AgentSkillsCN

results-audit

验证实验结果的真实性,甄别虚假数据,检测统计显著性,并确保结果的可重复性。适用于基准对比之后,或在核实报告结果是否真实可靠时使用。

SKILL.md
--- frontmatter
name: results-audit
description: >
  Verify experimental results authenticity, detect fake data, check statistical
  significance, and validate reproducibility. Use after benchmark comparison
  or when verifying if reported results are genuine.
allowed-tools: Read, Grep, Glob, Bash

Results Audit — Authenticity & Statistical Validity

Automated Red Flag Scan

bash
# Quick anomaly detection
python3 -c "
import json, sys

results_file = 'workspace/results/iteration_001/test_results.json'  # adjust iteration
try:
    with open(results_file) as f:
        r = json.load(f)

    flags = []

    # Check for perfect metrics
    for k, v in r.items():
        if isinstance(v, float) and v >= 1.0:
            flags.append(f'SUSPICIOUS: {k} = {v} (perfect score)')
        if isinstance(v, float) and v == 0.0:
            flags.append(f'SUSPICIOUS: {k} = {v} (zero)')
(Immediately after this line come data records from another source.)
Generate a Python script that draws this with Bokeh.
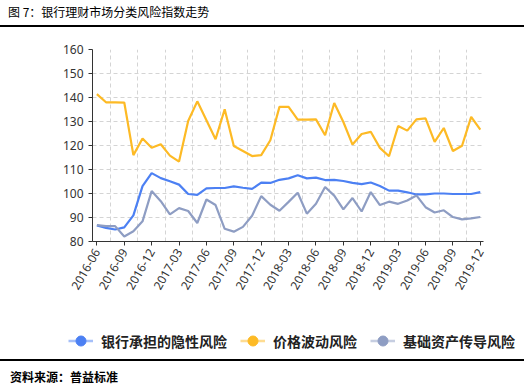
import math
from bokeh.plotting import figure
from bokeh.models import (ColumnDataSource, FixedTicker, Range1d, Legend, LegendItem, Div)
from bokeh.layouts import column, row
from bokeh.embed import file_html
from bokeh.resources import INLINE

# ---- data ----
months = ["2016-06", "2016-07", "2016-08", "2016-09", "2016-10", "2016-11", "2016-12",
          "2017-01", "2017-02", "2017-03", "2017-04", "2017-05", "2017-06", "2017-07",
          "2017-08", "2017-09", "2017-10", "2017-11", "2017-12", "2018-01", "2018-02",
          "2018-03", "2018-04", "2018-05", "2018-06", "2018-07", "2018-08", "2018-09",
          "2018-10", "2018-11", "2018-12", "2019-01", "2019-02", "2019-03", "2019-04",
          "2019-05", "2019-06", "2019-07", "2019-08", "2019-09", "2019-10", "2019-11",
          "2019-12"]
tick_labels = ["2016-06", "2016-09", "2016-12", "2017-03", "2017-06", "2017-09", "2017-12",
               "2018-03", "2018-06", "2018-09", "2018-12", "2019-03", "2019-06", "2019-09",
               "2019-12"]
bank_hidden = [86.7, 85.7, 85.0, 85.9, 90.9, 103.1, 108.5, 106.4, 105.1, 103.7, 99.8, 99.4,
               102.1, 102.3, 102.3, 103.0, 102.4, 101.9, 104.5, 104.4, 105.7, 106.3, 107.6,
               106.3, 106.6, 105.6, 105.7, 105.2, 104.4, 103.9, 104.6, 103.1, 101.2, 101.2,
               100.5, 99.6, 99.6, 100.0, 100.0, 99.8, 99.8, 99.8, 100.6]
price_vol = [141.4, 138.0, 138.0, 137.9, 116.0, 122.9, 119.1, 120.5, 115.8, 113.3, 130.2,
             138.4, 130.5, 122.6, 135.1, 119.8, 117.7, 115.6, 116.0, 122.2, 136.1, 136.1,
             130.8, 130.8, 130.9, 124.3, 137.7, 129.8, 120.4, 124.8, 125.7, 119.0, 115.5,
             128.1, 126.2, 130.9, 131.3, 121.5, 127.3, 117.7, 119.9, 131.9, 126.6]
asset_trans = [86.8, 86.4, 86.4, 82.1, 84.3, 88.4, 101.0, 96.8, 91.3, 93.9, 92.7, 87.7,
               97.5, 95.2, 85.3, 84.1, 86.1, 90.7, 98.9, 95.3, 92.8, 96.5, 100.3, 91.6,
               95.7, 102.7, 99.1, 93.4, 98.1, 92.5, 100.6, 95.2, 96.6, 95.7, 97.1, 99.2,
               94.3, 92.1, 93.0, 90.2, 89.2, 89.6, 90.2]
series_names = ["银行承担的隐性风险", "价格波动风险", "基础资产传导风险"]
colors = ["#4C80F3", "#FDBA25", "#8E9DC3"]
title_text = "图 7：银行理财市场分类风险指数走势"
source_text = "资料来源：普益标准"

idx = list(range(len(months)))
src = ColumnDataSource(dict(x=idx, month=months, a=bank_hidden, b=price_vol, c=asset_trans))

p = figure(width=524, height=295, output_backend="svg", toolbar_location=None,
           x_range=Range1d(-0.48, len(months) - 1 + 0.35), y_range=Range1d(80, 160),
           min_border_left=92, min_border_right=41, min_border_top=22, min_border_bottom=81)
p.outline_line_color = None
p.background_fill_color = "white"
p.border_fill_color = "white"

for col, c in zip(["a", "b", "c"], colors):
    p.line("x", col, source=src, line_color=c, line_width=2.2)

# axes
tick_pos = [months.index(t) for t in tick_labels]
p.xaxis.ticker = FixedTicker(ticks=tick_pos, minor_ticks=[])
p.xaxis.major_label_overrides = {i: t for i, t in zip(tick_pos, tick_labels)}
p.xaxis.major_label_orientation = math.pi / 3
p.yaxis.ticker = FixedTicker(ticks=list(range(80, 161, 10)), minor_ticks=[])
for ax in (p.xaxis, p.yaxis):
    ax.axis_line_color = "#333333"
    ax.major_tick_line_color = "#333333"
    ax.major_tick_out = 4
    ax.major_tick_in = 0
    ax.minor_tick_line_color = None
    ax.major_label_text_font = "Noto Sans"
    ax.major_label_text_font_size = "12px"
    ax.major_label_text_color = "#333333"
p.yaxis.major_label_standoff = 5
p.xaxis.major_label_standoff = 4

p.xgrid.ticker = FixedTicker(ticks=[t + 1.5 for t in tick_pos[:-1]])
for g in (p.xgrid, p.ygrid):
    g.grid_line_color = "#d4d4d4"
    g.grid_line_dash = "4 3"
    g.grid_line_width = 1

# legend strip: a figure without axes whose frame holds the legend.
# Its renderers reuse the series data, which lies outside this strip's ranges.
lg = figure(width=524, height=37, output_backend="svg", toolbar_location=None,
            x_range=Range1d(1000, 1001), y_range=Range1d(1000, 1001),
            x_axis_location=None, y_axis_location=None,
            min_border=0)
lg.outline_line_color = None
lg.grid.visible = False
lg.border_fill_color = "white"
items = []
for col, name, c in zip(["a", "b", "c"], series_names, colors):
    lr = lg.line("x", col, source=src, line_color=c, line_alpha=0.5, line_width=2.5)
    sr = lg.scatter("x", col, source=src, marker="circle", fill_color=c, line_color=c, size=10)
    items.append(LegendItem(label=name, renderers=[lr, sr]))
legend = Legend(items=items, orientation="horizontal", location=(68, 6),
                padding=0, margin=0, spacing=13, label_standoff=8,
                glyph_width=25, glyph_height=25,
                border_line_color=None, background_fill_alpha=0,
                label_text_font="Noto Sans CJK SC", label_text_font_size="14px",
                label_text_font_style="bold", label_text_color="#222222")
lg.add_layout(legend)

title_div = Div(text=title_text, width=524, height=27, margin=0,
                styles={"font-family": "Noto Sans CJK SC", "font-size": "12px",
                        "color": "black", "border-bottom": "2px solid black",
                        "box-sizing": "border-box", "padding-left": "8px",
                        "padding-top": "4px", "line-height": "16px",
                        "background": "white"})
foot_div = Div(text=source_text, width=524, height=32, margin=0,
               styles={"font-family": "Noto Sans CJK SC", "font-size": "12px",
                       "font-weight": "bold", "color": "black",
                       "border-top": "2px solid black", "box-sizing": "border-box",
                       "padding-left": "10px", "padding-top": "8px",
                       "line-height": "16px", "background": "white"})

layout = column(title_div, p, row(lg, spacing=0), foot_div, spacing=0)
open("out.html", "w").write(file_html(layout, INLINE))
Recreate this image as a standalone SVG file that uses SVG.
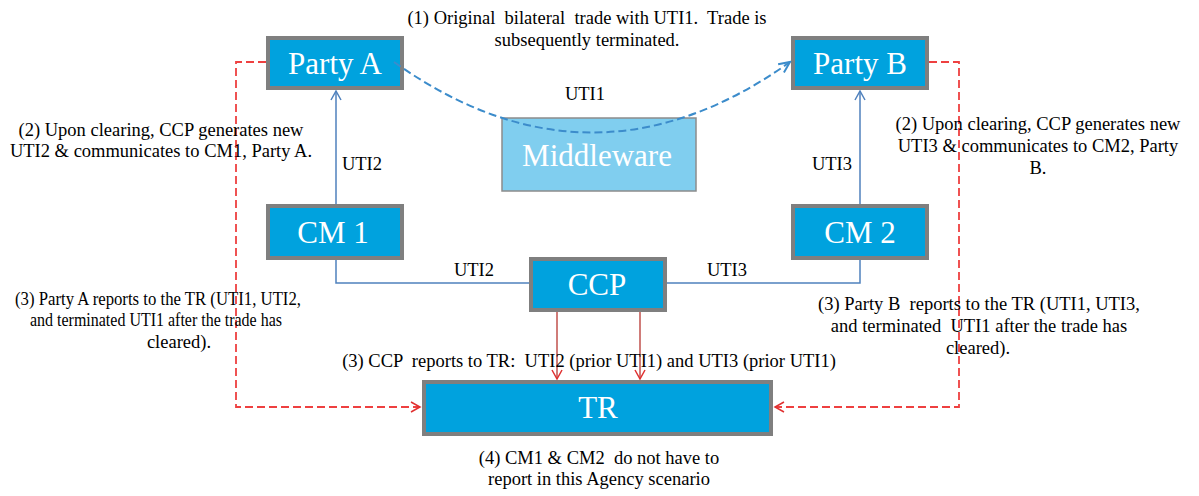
<svg xmlns="http://www.w3.org/2000/svg" width="1199" height="496" viewBox="0 0 1199 496">
<style>
.box{fill:#00A2DE;stroke:#7F7F7F;stroke-width:4}
.mid{fill:#80CEEF;stroke:#8C8C8C;stroke-width:1.5}
text{font-family:'Liberation Serif','DejaVu Serif',serif}
.nt{font-size:31px;fill:#fff;text-anchor:middle}
.lb{font-size:18.5px;fill:#000;text-anchor:middle;white-space:pre}
.blue{fill:none;stroke:#4F81BD;stroke-width:1.5}
.red{fill:none;stroke:#C0504D;stroke-width:1.5}
.rdash{fill:none;stroke:#EE4040;stroke-width:1.8;stroke-dasharray:8,4}
.bdash{fill:none;stroke:#3C8CCB;stroke-width:2;stroke-dasharray:8,4}
</style>
<defs>
<marker id="ab" markerWidth="12" markerHeight="12" refX="10" refY="6" orient="auto" markerUnits="userSpaceOnUse"><path d="M1,1 L10,6 L1,11" fill="none" stroke="#4F81BD" stroke-width="1.5"/></marker>
<marker id="ad" markerWidth="14" markerHeight="14" refX="12" refY="7" orient="auto" markerUnits="userSpaceOnUse"><path d="M1,2 L12,7 L1,12" fill="none" stroke="#3C8CCB" stroke-width="2"/></marker>
<marker id="ar" markerWidth="12" markerHeight="12" refX="10" refY="6" orient="auto" markerUnits="userSpaceOnUse"><path d="M1,1 L10,6 L1,11" fill="none" stroke="#E03030" stroke-width="1.5"/></marker>
</defs>
<rect width="1199" height="496" fill="#fff"/>
<g id="partyA"><rect class="box" x="268" y="38" width="134" height="50"/><text class="nt" x="335" y="74">Party A</text></g>
<g id="partyB"><rect class="box" x="793" y="38" width="134" height="50"/><text class="nt" x="860" y="74">Party B</text></g>
<g id="middleware"><rect class="mid" x="502" y="118" width="194" height="73"/><text class="nt" x="597" y="166">Middleware</text></g>
<g id="cm1"><rect class="box" x="268" y="206" width="134" height="52"/><text class="nt" x="333" y="243">CM 1</text></g>
<g id="cm2"><rect class="box" x="793" y="206" width="134" height="52"/><text class="nt" x="860" y="243">CM 2</text></g>
<g id="ccp"><rect class="box" x="531" y="259" width="134" height="51"/><text class="nt" x="597" y="295">CCP</text></g>
<g id="tr"><rect class="box" x="424" y="382" width="347" height="52"/><text class="nt" x="598" y="418">TR</text></g>
<g id="connectors">
<path class="bdash" d="M394,62 Q592,203 790,62" marker-end="url(#ad)"/>
<path class="blue" d="M336,204 L336,91" marker-end="url(#ab)"/>
<path class="blue" d="M336,260 L336,283 L529,283"/>
<path class="blue" d="M667,283 L860,283 L860,260"/>
<path class="blue" d="M860,204 L860,91" marker-end="url(#ab)"/>
<path class="red" d="M557,312 L557,379" marker-end="url(#ar)"/>
<path class="red" d="M640,312 L640,379" marker-end="url(#ar)"/>
<path class="rdash" d="M266,62 L236,62 L236,407 L420,407" marker-end="url(#ar)"/>
<path class="rdash" d="M929,62 L959,62 L959,407 L775,407" marker-end="url(#ar)"/>
</g>
<g id="labels">
<text class="lb" x="587" y="24">(1) Original  bilateral  trade with UTI1.  Trade is</text>
<text class="lb" x="587" y="46">subsequently terminated.</text>
<text class="lb" x="585" y="100">UTI1</text>
<text class="lb" x="161" y="136">(2) Upon clearing, CCP generates new</text>
<text class="lb" x="161" y="157">UTI2 &amp; communicates to CM1, Party A.</text>
<text class="lb" x="362" y="170">UTI2</text>
<text class="lb" x="832" y="170">UTI3</text>
<text class="lb" x="1038" y="130">(2) Upon clearing, CCP generates new</text>
<text class="lb" x="1038" y="152">UTI3 &amp; communicates to CM2, Party</text>
<text class="lb" x="1038" y="174">B.</text>
<text class="lb" x="474" y="276">UTI2</text>
<text class="lb" x="727" y="276">UTI3</text>
<text class="lb" x="158" y="305" textLength="286" lengthAdjust="spacingAndGlyphs">(3) Party A reports to the TR (UTI1, UTI2,</text>
<text class="lb" x="156" y="326" textLength="252" lengthAdjust="spacingAndGlyphs">and terminated UTI1 after the trade has</text>
<text class="lb" x="179" y="348">cleared).</text>
<text class="lb" x="979" y="310">(3) Party B  reports to the TR (UTI1, UTI3,</text>
<text class="lb" x="979" y="332">and terminated  UTI1 after the trade has</text>
<text class="lb" x="978" y="354">cleared).</text>
<text class="lb" x="589" y="367">(3) CCP  reports to TR:  UTI2 (prior UTI1) and UTI3 (prior UTI1)</text>
<text class="lb" x="599" y="464">(4) CM1 &amp; CM2  do not have to</text>
<text class="lb" x="599" y="485">report in this Agency scenario</text>
</g>
</svg>
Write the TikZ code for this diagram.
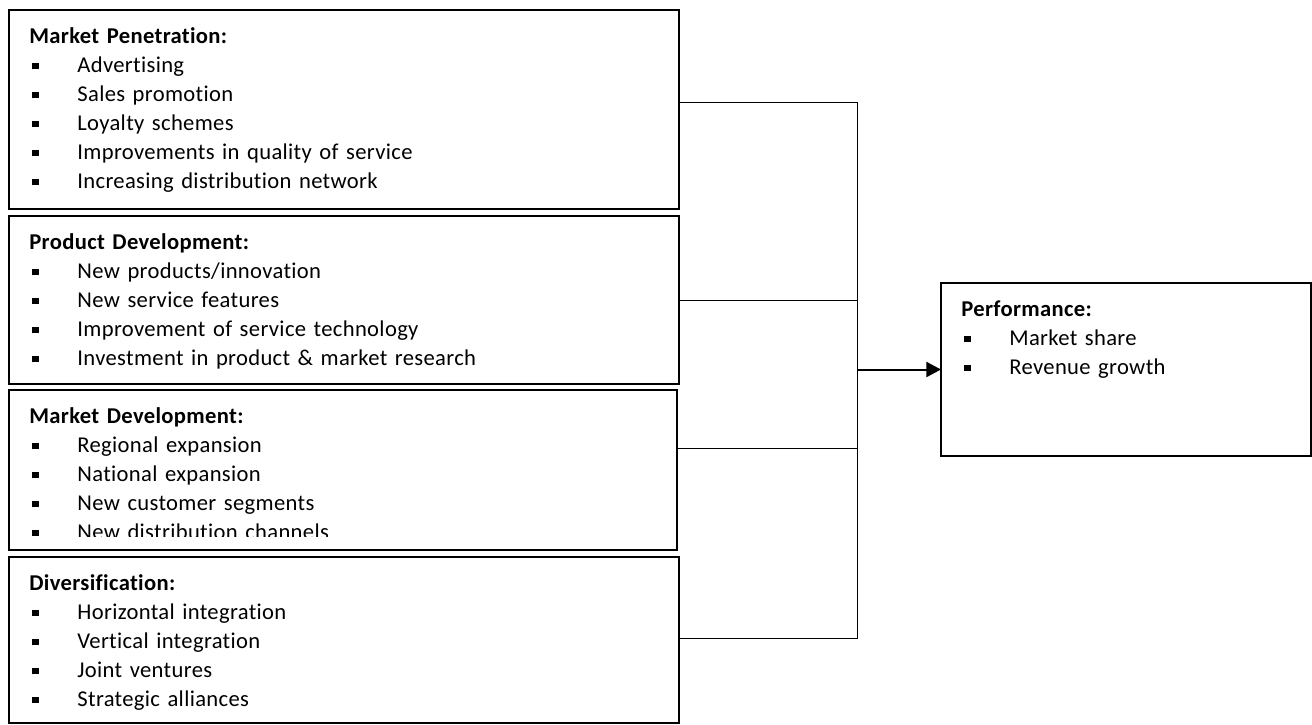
\documentclass[tikz,border=0pt]{standalone}
\usepackage{fontspec}
\setmainfont{Carlito}[Ligatures=NoCommon, LetterSpace=1.5]
\usetikzlibrary{positioning, arrows.meta}

\newcommand{\listfont}{\fontsize{11.3}{14.5}\selectfont}
\newcommand{\itm}{\makebox[24pt][l]{\hspace{1.5pt}\rule[1.5pt]{3.1pt}{3.1pt}}}

\tikzset{
    block/.style={draw, line width=0.8pt, minimum width=335pt, inner sep=0pt, outer sep=0pt},
    items/.style={inner sep=0pt, text width=310pt, align=left, font=\listfont},
    link/.style={line width=0.5pt},
    flow/.style={line width=1pt, -{Triangle[length=7.3pt, width=7.5pt]}}
}

\begin{document}
\begin{tikzpicture}[x=1pt, y=1pt]
    \useasboundingbox (0,0) rectangle (656,-362);

    % Strategy boxes on the left
    \node[block, minimum height=99.5pt, anchor=north west] (mp) at (4.5,-5) {};
    \node[block, minimum height=84pt, below=3.5pt of mp.south west, anchor=north west] (pd) {};
    \node[block, minimum height=80pt, minimum width=334pt, below=3pt of pd.south west, anchor=north west] (md) {};
    \node[block, minimum height=83pt, below=3.5pt of md.south west, anchor=north west] (dv) {};

    % Outcome box
    \node[block, minimum width=185pt, minimum height=86.5pt, anchor=north west] (perf) at (470.5,-141.5) {};

    % Box contents
    \node[items, below right=6.3pt and 10pt of mp.north west] (mp-list) {\textbf{Market Penetration:}\strut\\
        \itm Advertising\\
        \itm Sales promotion\\
        \itm Loyalty schemes\\
        \itm Improvements in quality of service\\
        \itm Increasing distribution network};
    \node[items, below right=6.3pt and 10pt of pd.north west] (pd-list) {\textbf{Product Development:}\strut\\
        \itm New products/innovation\\
        \itm New service features\\
        \itm Improvement of service technology\\
        \itm Investment in product \& market research};
    \begin{scope}
        \clip (md.north west) rectangle ([yshift=7pt]md.south east);
        \node[items, below right=6.3pt and 10pt of md.north west] (md-list) {\textbf{Market Development:}\strut\\
            \itm Regional expansion\\
            \itm National expansion\\
            \itm New customer segments\\
            \itm New distribution channels};
    \end{scope}
    \node[items, below right=6.3pt and 10pt of dv.north west] (dv-list) {\textbf{Diversification:}\strut\\
        \itm Horizontal integration\\
        \itm Vertical integration\\
        \itm Joint ventures\\
        \itm Strategic alliances};
    \node[items, text width=160pt, below right=6.3pt and 10pt of perf.north west] (perf-list) {\textbf{Performance:}\strut\\
        \itm Market share\\
        \itm Revenue growth};

    % Connectors
    \coordinate (jtop) at (428.5,-51);
    \coordinate (jbot) at (428.5,-319);
    \draw[link] (mp.east |- jtop) -- (jtop) -- (jbot) -- (dv.east |- jbot);
    \draw[link] (pd.east) -- (pd.east -| jtop);
    \draw[link] ([yshift=11pt]md.east) -- ([yshift=11pt]md.east -| jtop);
    \draw[flow] (perf.west -| jtop) -- (perf.west);
\end{tikzpicture}
\end{document}
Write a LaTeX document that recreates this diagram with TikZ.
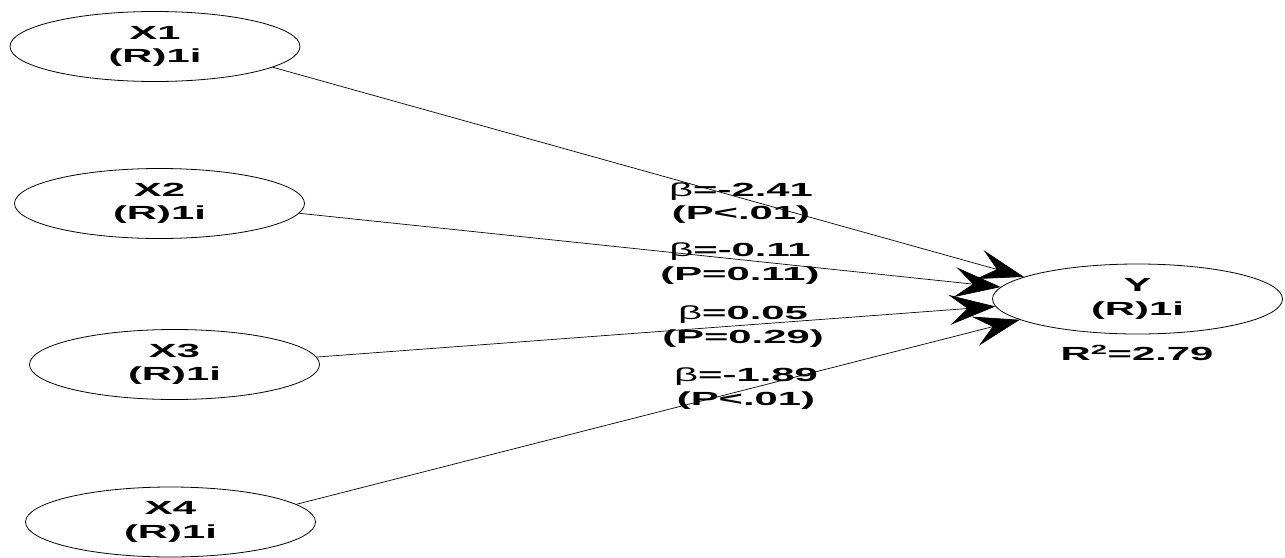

    # Check seed is recorded
    if 'seed' not in r:
        flags.append('MISSING: random seed not recorded')

    if flags:
        print('🚩 RED FLAGS:')
        for f in flags:
            print(f'  - {f}')
    else:
        print('✅ No obvious red flags')
except Exception as e:
    print(f'❌ Cannot read results: {e}')
"

Verification Checklist

1. Training Log Integrity

  • training_log.json exists and is complete
  • Loss curve is monotonically decreasing (overall trend)
  • No sudden jumps that suggest training restart without logging
  • Number of epochs matches config
  • Timestamps are sequential (not fabricated)

2. Results Plausibility

Read expected range from workspace/logs/strategy_matrix.json:

  • Result within backward-induction expected range?
  • If result > expected + 5%: investigate data leak or bug
  • If result < expected - 10%: strategy may be failing
  • Variance across seeds is realistic (typically 0.5-3% for classification)

3. Cross-Consistency

  • test_results.json numbers match final epoch in training_log.json
  • Numbers in comparison_table.tex match comparison_results.json
  • Baseline numbers match their cited source (paper table/figure number)

4. Statistical Significance

For each "our method vs baseline" comparison:

  • Paired t-test or Wilcoxon computed (p < 0.05)
  • Multiple seeds used (minimum 3, recommended 5)
  • Mean AND standard deviation reported
  • No cherry-picked seeds

5. Reproducibility

  • Random seeds listed
  • requirements.txt complete
  • Data preprocessing is deterministic
  • Hardware info recorded

IMMEDIATE FAIL Conditions

Any of these → status = CRITICAL, pipeline halts:

  • Results too good (>5% above ALL baselines simultaneously)
  • Zero variance across multiple runs
  • Missing training logs entirely
  • Metrics that are mathematically impossible (e.g., precision > 1.0)
  • Baseline numbers don't match their original papers

Output Format

Write to workspace/logs/results_audit.json:

json
{
  "timestamp": "...",
  "iteration": N,
  "status": "PASS | WARN | CRITICAL",
  "expected_range": [low, high],
  "actual_result": X,
  "plausibility": "PLAUSIBLE | SUSPICIOUS | OUTSIDE_RANGE",
  "statistical_validity": "PASS | FAIL",
  "reproducibility": "CONFIRMED | UNCONFIRMED",
  "red_flags": [],
  "score": X
}